Photo: Jiri Kubin/Shutterstock

Stop Trying to Take Selfies With Wild Animals. You're Killing Them

United States Travel
by Morgane Croissant Jun 4, 2016

EXAMPLES OF PEOPLE’S STUPIDITY when around wild animals are a dime a dozen this year.

After the tragic “death by selfie” of a baby dolphin in Argentina last February; the guy who let his kids ride a protected manatee for a photo op in Florida in April; and the euthanasia of a Yellowstone bison calf in May due to two visitors’ interference with the animal; it sure looks like people have no clue how to behave around wildlife.

The National Oceanic and Atmospheric Administration, NOAA, is therefore taking the lead and warning people about “seal selfies” before things get worse than last year.

The Washington Post reports:

“Officials have noted a steady, dramatic rise in cases of stranded harbor seals because of human harassment in NOAA’s Greater Atlantic Region, which stretches from Maine to Virginia.

In 2015, there were 53 such harassment cases in the region involving harbor seals. That’s nearly double from just two years prior, when humans harassed 28 seals, leading to the animals being stranded.”

NOAA explains that seal pupping season is underway in New England and that seal pups may be resting on the beach.
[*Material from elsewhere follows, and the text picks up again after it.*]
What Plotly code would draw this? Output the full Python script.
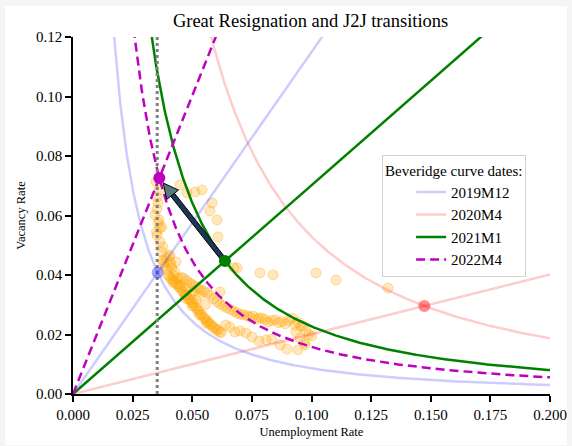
import numpy as np
import plotly.graph_objects as go

# Beveridge curve anchor dates: unemployment and vacancy rates
dates = ["2019M12", "2020M4", "2021M1", "2022M4"]
u_date = [0.0355, 0.1473, 0.0637, 0.0362]
v_date = [0.0408, 0.0296, 0.0447, 0.0726]

# curve elasticity: v is proportional to u**(-curve_exp) along a Beveridge curve
curve_exp = 1.5
u_star = 0.0353

# monthly history of (u, v)
u_early = [0.0405, 0.0412, 0.0420, 0.0428, 0.0435, 0.0442, 0.0450, 0.0457, 0.0463, 0.0470,
           0.0476, 0.0483, 0.0490, 0.0496, 0.0502, 0.0508, 0.0515, 0.0522, 0.0528, 0.0535,
           0.0541, 0.0548, 0.0555, 0.0561, 0.0567, 0.0573, 0.0580, 0.0587, 0.0594, 0.0601,
           0.0608, 0.0615, 0.0622, 0.0470, 0.0500, 0.0530, 0.0560]
v_early = [0.0395, 0.0386, 0.0383, 0.0373, 0.0369, 0.0360, 0.0357, 0.0346, 0.0343, 0.0333,
           0.0331, 0.0320, 0.0317, 0.0308, 0.0306, 0.0296, 0.0291, 0.0282, 0.0279, 0.0268,
           0.0265, 0.0256, 0.0253, 0.0245, 0.0243, 0.0235, 0.0233, 0.0224, 0.0223, 0.0216,
           0.0215, 0.0208, 0.0207, 0.0322, 0.0296, 0.0266, 0.0238]

u_recess = [0.0640, 0.0658, 0.0679, 0.0700, 0.0725, 0.0750, 0.0780, 0.0810, 0.0834, 0.0868,
            0.0897, 0.0943, 0.0973]
v_recess = [0.0232, 0.0225, 0.0208, 0.0212, 0.0205, 0.0192, 0.0178, 0.0182, 0.0185, 0.0165,
            0.0151, 0.0148, 0.0165]

u_expan = [0.0455, 0.0465, 0.0478, 0.0490, 0.0500, 0.0512, 0.0524, 0.0535, 0.0548, 0.0562,
           0.0575, 0.0590, 0.0604, 0.0618, 0.0632, 0.0646, 0.0660, 0.0675, 0.0688, 0.0700,
           0.0715, 0.0730, 0.0742, 0.0755, 0.0768, 0.0780, 0.0792, 0.0805, 0.0818, 0.0832,
           0.0847, 0.0862, 0.0876, 0.0890, 0.0905, 0.0918, 0.0930, 0.0943, 0.0955, 0.0964,
           0.0977, 0.0990, 0.0935, 0.0952, 0.0970, 0.1002]
v_expan = [0.0392, 0.0388, 0.0380, 0.0373, 0.0368, 0.0362, 0.0356, 0.0350, 0.0345, 0.0340,
           0.0332, 0.0320, 0.0310, 0.0302, 0.0296, 0.0290, 0.0284, 0.0278, 0.0272, 0.0268,
           0.0266, 0.0263, 0.0259, 0.0262, 0.0252, 0.0256, 0.0255, 0.0250, 0.0242, 0.0247,
           0.0249, 0.0240, 0.0243, 0.0236, 0.0248, 0.0255, 0.0232, 0.0242, 0.0228, 0.0229,
           0.0212, 0.0200, 0.0208, 0.0188, 0.0171, 0.0195]

u_mid = [0.0490, 0.0516, 0.0530, 0.0470, 0.0555, 0.0505]
v_mid = [0.0333, 0.0316, 0.0330, 0.0355, 0.0300, 0.0345]

u_late = [0.0373, 0.0390, 0.0407, 0.0386, 0.0415, 0.0428, 0.0398, 0.0440, 0.0419, 0.0449,
          0.0407, 0.0377, 0.0432, 0.0395, 0.0410, 0.0380, 0.0422, 0.0402]
v_late = [0.0477, 0.0457, 0.0444, 0.0430, 0.0424, 0.0410, 0.0400, 0.0390, 0.0376, 0.0366,
          0.0467, 0.0450, 0.0444, 0.0418, 0.0435, 0.0440, 0.0398, 0.0462]

u_covid = [0.0675, 0.0688, 0.0784, 0.0839, 0.1019, 0.1103, 0.1321]
v_covid = [0.0424, 0.0424, 0.0407, 0.0400, 0.0407, 0.0383, 0.0356]

u_reopen = [0.0449, 0.0478, 0.0512, 0.0541, 0.0583, 0.0574, 0.0604, 0.0608, 0.0616]
v_reopen = [0.0703, 0.0676, 0.0679, 0.0686, 0.0642, 0.0615, 0.0585, 0.0528, 0.0343]

u_tight = [0.0348, 0.0361, 0.0352, 0.0356, 0.0352, 0.0344, 0.0361, 0.0373, 0.0365, 0.0352,
           0.0365, 0.0377, 0.0350, 0.0358]
v_tight = [0.0713, 0.0686, 0.0662, 0.0642, 0.0622, 0.0602, 0.0585, 0.0561, 0.0558, 0.0534,
           0.0511, 0.0494, 0.0545, 0.0575]

u_hist = u_early + u_recess + u_expan + u_mid + u_late + u_covid + u_reopen + u_tight
v_hist = v_early + v_recess + v_expan + v_mid + v_late + v_covid + v_reopen + v_tight

x_range = [0.0, 0.2]
y_range = [0.0, 0.12]

line_col = ["rgba(0,0,255,0.2)", "rgba(255,0,0,0.2)", "#008000", "#bf00bf"]
dot_col = ["rgba(0,0,255,0.35)", "rgba(255,0,0,0.45)", "#008000", "#bf00bf"]
dash = ["solid", "solid", "solid", "9px,5px"]

SERIF = "Liberation Serif, Times New Roman, serif"

fig = go.Figure()

# monthly history
fig.add_trace(go.Scatter(
    x=u_hist, y=v_hist, mode="markers", showlegend=False, hoverinfo="skip",
    marker=dict(size=10, color="rgba(255,165,0,0.25)",
                line=dict(width=1, color="rgba(255,165,0,0.35)")),
))

u_grid = np.linspace(0.004, 0.2, 600)
u_ray = np.array([0.0, 0.2])
for name, u0, v0, lc, ds in zip(dates, u_date, v_date, line_col, dash):
    curve = v0 * (u0 / u_grid) ** curve_exp
    fig.add_trace(go.Scatter(
        x=u_grid, y=curve, mode="lines", name=name, hoverinfo="skip",
        line=dict(color=lc, width=2.5, dash=ds),
    ))
    fig.add_trace(go.Scatter(
        x=u_ray, y=u_ray * v0 / u0, mode="lines", showlegend=False, hoverinfo="skip",
        line=dict(color=lc, width=2.5, dash=ds),
    ))

# reference unemployment rate
fig.add_trace(go.Scatter(
    x=[u_star, u_star], y=y_range, mode="lines", showlegend=False, hoverinfo="skip",
    line=dict(color="gray", width=3, dash="3px,3px"),
))

# arrow from the 2021M1 point towards the 2022M4 point, built in screen units
W_px, H_px = 477.0, 357.0
sx = W_px / (x_range[1] - x_range[0])
sy = H_px / (y_range[1] - y_range[0])
S = np.array([u_date[2] * sx, v_date[2] * sy])
E = np.array([u_date[3] * sx, v_date[3] * sy])
T = S + 0.94 * (E - S)
d = (E - S) / np.linalg.norm(E - S)
n = np.array([-d[1], d[0]])
shaft_hw, head_len, head_hw = 2.4, 15.0, 7.5
B = T - d * head_len


def to_data(pts):
    pts = np.array(pts)
    return list(pts[:, 0] / sx), list(pts[:, 1] / sy)


shaft = [S + n * shaft_hw, B + n * shaft_hw, B - n * shaft_hw, S - n * shaft_hw, S + n * shaft_hw]
head = [B + n * head_hw, T, B - n * head_hw, B + n * head_hw]
xs, ys = to_data(shaft)
fig.add_trace(go.Scatter(x=xs, y=ys, mode="lines", fill="toself", fillcolor="#1d3557",
                         line=dict(color="black", width=1), showlegend=False, hoverinfo="skip"))
xs, ys = to_data(head)
fig.add_trace(go.Scatter(x=xs, y=ys, mode="lines", fill="toself", fillcolor="#587a7c",
                         line=dict(color="black", width=1), showlegend=False, hoverinfo="skip"))

# date markers
fig.add_trace(go.Scatter(
    x=u_date, y=v_date, mode="markers", showlegend=False, hoverinfo="skip",
    marker=dict(size=12, color=dot_col, line=dict(width=0)),
))

axis_common = dict(
    showline=True, linecolor="black", linewidth=1.5, ticks="outside", ticklen=6,
    tickwidth=1.5, tickcolor="black", showgrid=False, zeroline=False, mirror=False,
    automargin=False, tickfont=dict(family=SERIF, size=15, color="black"),
)

fig.update_layout(
    width=572, height=446,
    margin=dict(l=73, r=22, t=37, b=52, autoexpand=False),
    paper_bgcolor="#f5f5f5", plot_bgcolor="white",
    title=dict(text="Great Resignation and J2J transitions", x=0.543, xanchor="center",
               y=0.955, yanchor="middle", font=dict(family=SERIF, size=18.5, color="black")),
    xaxis=dict(range=x_range, tickvals=list(np.arange(0, 0.2001, 0.025)), tickformat=".3f",
               title=dict(text="Unemployment Rate", font=dict(family=SERIF, size=12.5, color="black"),
                          standoff=5),
               **axis_common),
    yaxis=dict(range=y_range, tickvals=list(np.arange(0, 0.1201, 0.02)), tickformat=".2f",
               title=dict(text="Vacancy Rate", font=dict(family=SERIF, size=12.5, color="black"),
                          standoff=8),
               **axis_common),
    legend=dict(
        title=dict(text="Beveridge curve dates:", font=dict(family=SERIF, size=15, color="black")),
        font=dict(family=SERIF, size=15, color="black"),
        x=0.648, y=0.669, xanchor="left", yanchor="top",
        bgcolor="rgba(255,255,255,0.85)", bordercolor="#d0d0d0", borderwidth=1,
        indentation=28, tracegroupgap=0,
    ),
    shapes=[dict(type="rect", xref="paper", yref="paper", x0=-0.1426, x1=1.0356,
                 y0=-0.1429, y1=1.0868, fillcolor="white", line=dict(width=0), layer="below")],
)

fig.write_html("out.html")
Even though these creatures look adorable, you need to resist the urge to take a selfie with them and stay well away (150 feet is a good average). If their mom sees you too close, she may feel threatened and abandon her pup.

Note also that if you see seal pups by themselves, do not try to “save” them. Their mom is very likely hunting nearby, so walk away and give it space. You’ll be doing them a favor and save yourself from getting into serious trouble — it’s illegal to harass wild marine mammals.

However, if you genuinely think an animal is in trouble, please call your local Marine Mammal Stranding Network Member or the NOAA Fisheries Northeast Regional 24-hour hotline 866-755-NOAA (6622). And if you see someone harassing a marine mammal, please contact the NOAA’s Office of Law Enforcement at 800-853-1964.